In the converging cone configuration, an amplification of the pressure amplitude of about 15 times can be achieved by increasing the capability of the shock tube. However, because of the blast profile of the reference pressure, the analytical solution is no longer applicable, and numerical simulation was mandatory for the reference pressure calculation. Despite using a numerical simulation, the calculated DUT sensitivity was in a good agreement with that estimated using the other configurations and with the value given from the manufacture. One drawback of this configuration is that the DUT should have a large bandwidth and be fast enough to record the blast signal. Furthermore, calculating the reference pressure is time-consuming, as the estimated time for one simulation is about four hours.

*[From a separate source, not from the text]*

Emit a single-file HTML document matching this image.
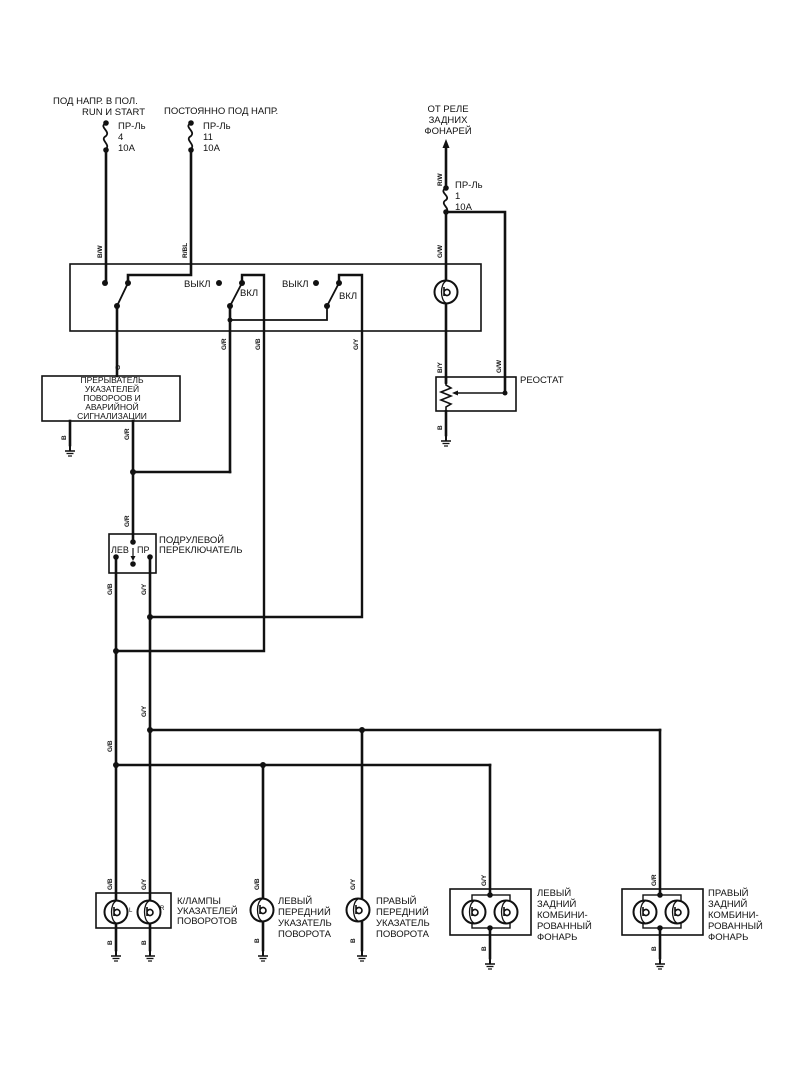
<!DOCTYPE html>
<html><head><meta charset="utf-8"><style>
html,body{margin:0;padding:0;background:#fff;}
svg{display:block;}
text{font-family:"Liberation Sans",sans-serif;fill:#111;}
.t{font-size:9.5px;}
.w{font-size:6.5px;font-weight:bold;}
</style></head><body>
<svg width="800" height="1068" viewBox="0 0 800 1068" xmlns="http://www.w3.org/2000/svg">
<defs>
<g id="gnd"><line x1="0" y1="0" x2="0" y2="6" stroke="#111" stroke-width="2"/><line x1="-5" y1="6" x2="5" y2="6" stroke="#111" stroke-width="1.5"/><line x1="-3.5" y1="8.5" x2="3.5" y2="8.5" stroke="#111" stroke-width="1.3"/><line x1="-2" y1="11" x2="2" y2="11" stroke="#111" stroke-width="1.2"/></g>
<g id="lamp"><circle r="11.5" fill="#fff" stroke="#111" stroke-width="2"/><path d="M0,-11 C-6,-8 -6,8 0,11" fill="none" stroke="#111" stroke-width="1.3"/><path d="M-2,-5 L-2,4 M-2,0 A3,3 0 1 1 -2,1" fill="none" stroke="#111" stroke-width="1.6"/></g>
</defs>
<g fill="none" stroke="#111" stroke-width="2.6" stroke-linecap="square">
<path d="M106,123 c-8,4 5,8 0,13 c-7,4 5,8 0,13" stroke-width="1.8"/>
<path d="M191,123 c-8,4 5,8 0,13 c-7,4 5,8 0,13" stroke-width="1.8"/>
<path d="M446,188 c-8,4 5,8 0,12 c-7,4 5,8 0,12" stroke-width="1.8"/>
<line x1="106" y1="150" x2="106" y2="283"/>
<polyline points="191,150 191,275 128,275 128,283"/>
<line x1="446" y1="146" x2="446" y2="188"/>
<rect x="70" y="264" width="411" height="67" stroke-width="1.6"/>
<line x1="117" y1="306" x2="128" y2="283" stroke-width="1.8"/>
<line x1="230" y1="306" x2="242" y2="283" stroke-width="1.8"/>
<line x1="327" y1="306" x2="339" y2="283" stroke-width="1.8"/>
<polyline points="242,283 242,275 264,275 264,651 116,651" stroke-width="2.4"/>
<polyline points="339,283 339,275 362,275 362,617 150,617" stroke-width="2.4"/>
<polyline points="230,320 327,320 327,306" stroke-width="1.8"/>
<line x1="230" y1="306" x2="230" y2="472"/>
<line x1="117" y1="306" x2="117" y2="376"/>
<rect x="42" y="376" width="138" height="45" stroke-width="1.6"/>
<line x1="70" y1="421" x2="70" y2="445"/>
<line x1="133" y1="421" x2="133" y2="542"/>
<line x1="133" y1="472" x2="230" y2="472"/>
<rect x="109" y="534" width="47" height="39" stroke-width="1.6"/>
<line x1="116" y1="557" x2="116" y2="950"/>
<line x1="150" y1="557" x2="150" y2="950"/>
<line x1="150" y1="730" x2="660" y2="730"/>
<line x1="116" y1="765" x2="490" y2="765"/>
<line x1="263" y1="765" x2="263" y2="950"/>
<line x1="362" y1="730" x2="362" y2="950"/>
<line x1="490" y1="765" x2="490" y2="895"/>
<line x1="660" y1="730" x2="660" y2="895"/>
<line x1="490" y1="928" x2="490" y2="958"/>
<line x1="660" y1="928" x2="660" y2="958"/>
<line x1="446" y1="212" x2="446" y2="435"/>
<polyline points="446,212 505,212 505,393"/>
<rect x="436" y="377" width="80" height="34" stroke-width="1.6"/>
<rect x="96" y="893" width="75" height="35" stroke-width="1.6"/>
<rect x="450" y="889" width="81" height="46" stroke-width="1.6"/>
<rect x="472" y="895" width="38" height="33" stroke-width="1.4"/>
<rect x="622" y="889" width="81" height="46" stroke-width="1.6"/>
<rect x="643" y="895" width="38" height="33" stroke-width="1.4"/>
</g>
<rect x="440" y="384" width="12" height="26" fill="#fff"/>
<polyline points="446,382 446,385 451,388 441,392 451,396 441,400 451,404 446,407 446,411" fill="none" stroke="#111" stroke-width="1.6"/>
<line x1="446" y1="377" x2="446" y2="383" stroke="#111" stroke-width="2.4"/>
<line x1="505" y1="393" x2="456" y2="393" stroke="#111" stroke-width="1.4"/>
<polygon points="452,393 458,390.5 458,395.5" fill="#111"/>
<polygon points="446,139 442.5,148 449.5,148" fill="#111"/>
<g fill="#111">
<circle cx="106" cy="123" r="2.8"/><circle cx="106" cy="150" r="2.8"/>
<circle cx="191" cy="123" r="2.8"/><circle cx="191" cy="150" r="2.8"/>
<circle cx="446" cy="188" r="2.8"/><circle cx="446" cy="212" r="2.8"/>
<circle cx="105" cy="283" r="3"/><circle cx="128" cy="283" r="3"/><circle cx="117" cy="306" r="3"/>
<circle cx="219" cy="283" r="3"/><circle cx="242" cy="283" r="3"/><circle cx="230" cy="306" r="3"/><circle cx="230" cy="320" r="2.5"/>
<circle cx="316" cy="283" r="3"/><circle cx="339" cy="283" r="3"/><circle cx="327" cy="306" r="3"/>
<circle cx="505" cy="393" r="2.5"/>
<circle cx="133" cy="472" r="3"/>
<circle cx="133" cy="542" r="2.8"/><circle cx="133" cy="564" r="2.8"/>
<circle cx="116" cy="557" r="2.8"/><circle cx="150" cy="557" r="2.8"/>
<circle cx="150" cy="617" r="3"/><circle cx="116" cy="651" r="3"/>
<circle cx="150" cy="730" r="3"/><circle cx="362" cy="730" r="3"/>
<circle cx="116" cy="765" r="3"/><circle cx="263" cy="765" r="3"/>
<circle cx="490" cy="895" r="2.8"/><circle cx="490" cy="928" r="2.8"/>
<circle cx="660" cy="895" r="2.8"/><circle cx="660" cy="928" r="2.8"/>
</g>
<line x1="133" y1="548" x2="133" y2="558" stroke="#111" stroke-width="1.2"/>
<polygon points="133,561 130.5,556 135.5,556" fill="#111"/>
<use href="#lamp" x="446" y="292"/>
<use href="#lamp" x="116" y="912"/>
<use href="#lamp" x="149" y="912"/>
<use href="#lamp" x="262" y="910"/>
<use href="#lamp" x="358" y="910"/>
<use href="#lamp" x="474" y="912"/>
<use href="#lamp" x="506" y="912"/>
<use href="#lamp" x="645" y="912"/>
<use href="#lamp" x="677" y="912"/>
<use href="#gnd" x="70" y="445"/>
<use href="#gnd" x="446" y="435"/>
<use href="#gnd" x="116" y="950"/>
<use href="#gnd" x="150" y="950"/>
<use href="#gnd" x="263" y="950"/>
<use href="#gnd" x="362" y="950"/>
<use href="#gnd" x="490" y="958"/>
<use href="#gnd" x="660" y="958"/>
<g class="t">
<text x="53" y="104">ПОД НАПР. В ПОЛ.</text>
<text x="145" y="115" text-anchor="end">RUN И  START</text>
<text x="118" y="129">ПР-Ль</text><text x="118" y="140">4</text><text x="118" y="151">10А</text>
<text x="164" y="114">ПОСТОЯННО ПОД НАПР.</text>
<text x="203" y="129">ПР-Ль</text><text x="203" y="140">11</text><text x="203" y="151">10А</text>
<text x="448" y="112" text-anchor="middle">ОТ РЕЛЕ</text>
<text x="448" y="123" text-anchor="middle">ЗАДНИХ</text>
<text x="448" y="134" text-anchor="middle">ФОНАРЕЙ</text>
<text x="455" y="188">ПР-Ль</text><text x="455" y="199">1</text><text x="455" y="210">10А</text>
<text x="184" y="287">ВЫКЛ</text><text x="240" y="296">ВКЛ</text>
<text x="282" y="287">ВЫКЛ</text><text x="339" y="299">ВКЛ</text>
<text x="520" y="383">РЕОСТАТ</text>
<text x="159" y="543">ПОДРУЛЕВОЙ</text><text x="159" y="553">ПЕРЕКЛЮЧАТЕЛЬ</text>
<text x="111" y="553" font-size="9">ЛЕВ</text><text x="137" y="553" font-size="9">ПР</text>
<text x="177" y="904">К/ЛАМПЫ</text><text x="177" y="914">УКАЗАТЕЛЕЙ</text><text x="177" y="924">ПОВОРОТОВ</text>
<text x="278" y="904">ЛЕВЫЙ</text><text x="278" y="915">ПЕРЕДНИЙ</text><text x="278" y="926">УКАЗАТЕЛЬ</text><text x="278" y="937">ПОВОРОТА</text>
<text x="376" y="904">ПРАВЫЙ</text><text x="376" y="915">ПЕРЕДНИЙ</text><text x="376" y="926">УКАЗАТЕЛЬ</text><text x="376" y="937">ПОВОРОТА</text>
<text x="537" y="896">ЛЕВЫЙ</text><text x="537" y="907">ЗАДНИЙ</text><text x="537" y="918">КОМБИНИ-</text><text x="537" y="929">РОВАННЫЙ</text><text x="537" y="940">ФОНАРЬ</text>
<text x="708" y="896">ПРАВЫЙ</text><text x="708" y="907">ЗАДНИЙ</text><text x="708" y="918">КОМБИНИ-</text><text x="708" y="929">РОВАННЫЙ</text><text x="708" y="940">ФОНАРЬ</text>
</g>
<g font-size="8.5" text-anchor="middle">
<text x="112" y="383">ПРЕРЫВАТЕЛЬ</text><text x="112" y="392">УКАЗАТЕЛЕЙ</text><text x="112" y="401">ПОВОРООВ И</text><text x="112" y="410">АВАРИЙНОЙ</text><text x="112" y="419">СИГНАЛИЗАЦИИ</text>
</g>
<text x="129" y="912" font-size="6">L</text><text x="160" y="910" font-size="6">R</text>
<g class="w">
<text transform="translate(102,258) rotate(-90)">B/W</text>
<text transform="translate(187,258) rotate(-90)">R/BL</text>
<text transform="translate(442,186) rotate(-90)">R/W</text>
<text transform="translate(442,258) rotate(-90)">G/W</text>
<text transform="translate(226,350) rotate(-90)">G/R</text>
<text transform="translate(260,350) rotate(-90)">G/B</text>
<text transform="translate(358,350) rotate(-90)">G/Y</text>
<text transform="translate(120,370) rotate(-90)">G</text>
<text transform="translate(442,373) rotate(-90)">B/Y</text>
<text transform="translate(501,373) rotate(-90)">G/W</text>
<text transform="translate(442,430) rotate(-90)">B</text>
<text transform="translate(66,440) rotate(-90)">B</text>
<text transform="translate(129,440) rotate(-90)">G/R</text>
<text transform="translate(129,527) rotate(-90)">G/R</text>
<text transform="translate(112,595) rotate(-90)">G/B</text>
<text transform="translate(146,595) rotate(-90)">G/Y</text>
<text transform="translate(146,717) rotate(-90)">G/Y</text>
<text transform="translate(112,752) rotate(-90)">G/B</text>
<text transform="translate(112,890) rotate(-90)">G/B</text>
<text transform="translate(146,890) rotate(-90)">G/Y</text>
<text transform="translate(259,890) rotate(-90)">G/B</text>
<text transform="translate(355,890) rotate(-90)">G/Y</text>
<text transform="translate(486,886) rotate(-90)">G/Y</text>
<text transform="translate(656,886) rotate(-90)">G/R</text>
<text transform="translate(112,945) rotate(-90)">B</text>
<text transform="translate(146,945) rotate(-90)">B</text>
<text transform="translate(259,943) rotate(-90)">B</text>
<text transform="translate(355,943) rotate(-90)">B</text>
<text transform="translate(486,951) rotate(-90)">B</text>
<text transform="translate(656,951) rotate(-90)">B</text>
</g>
</svg>
</body></html>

From the uncertainty calculations for the three configurations, it is seen that the uncertainty in sensitivity is dominated by the uncertainty due to repeatability. In all configurations, the contribution from the uncertainty in the reference pressure calculation is less than 1.5%.

6. Conclusions

The shock tube at RISE, the National Metrology Institute of Sweden, was developed to extend its capability to the high-pressure regime. The shock tube was modified to be operated in three different configurations: conventional, with an amplification system and with a converging cone. The three configurations complement each other, allowing them to cover the pressure range from 0.1 to 25 MPa and frequencies from 0.5 kHz to 500 kHz. The limitations of this study due to the dependence on numerical simulation in the case of the converging cone will be minimized by validating the simulation results. A comparison with different facilities will be carried out in the future. Furthermore, the measurements error that may result from using sensors with different latencies in calculating the shock speed in the case of the amplification system configuration will be suppressed by manufacturing a new extension tube which is long enough for mounting three side-wall sensors. The novelty of this work lies in the development of effective methods of pressure amplification using new technologies. Using the new configurations of the shock tube results in improvements of the accuracy of dynamic pressure calibration, which in turn can lead to significant improvements in areas such as automotive and aerospace engineering.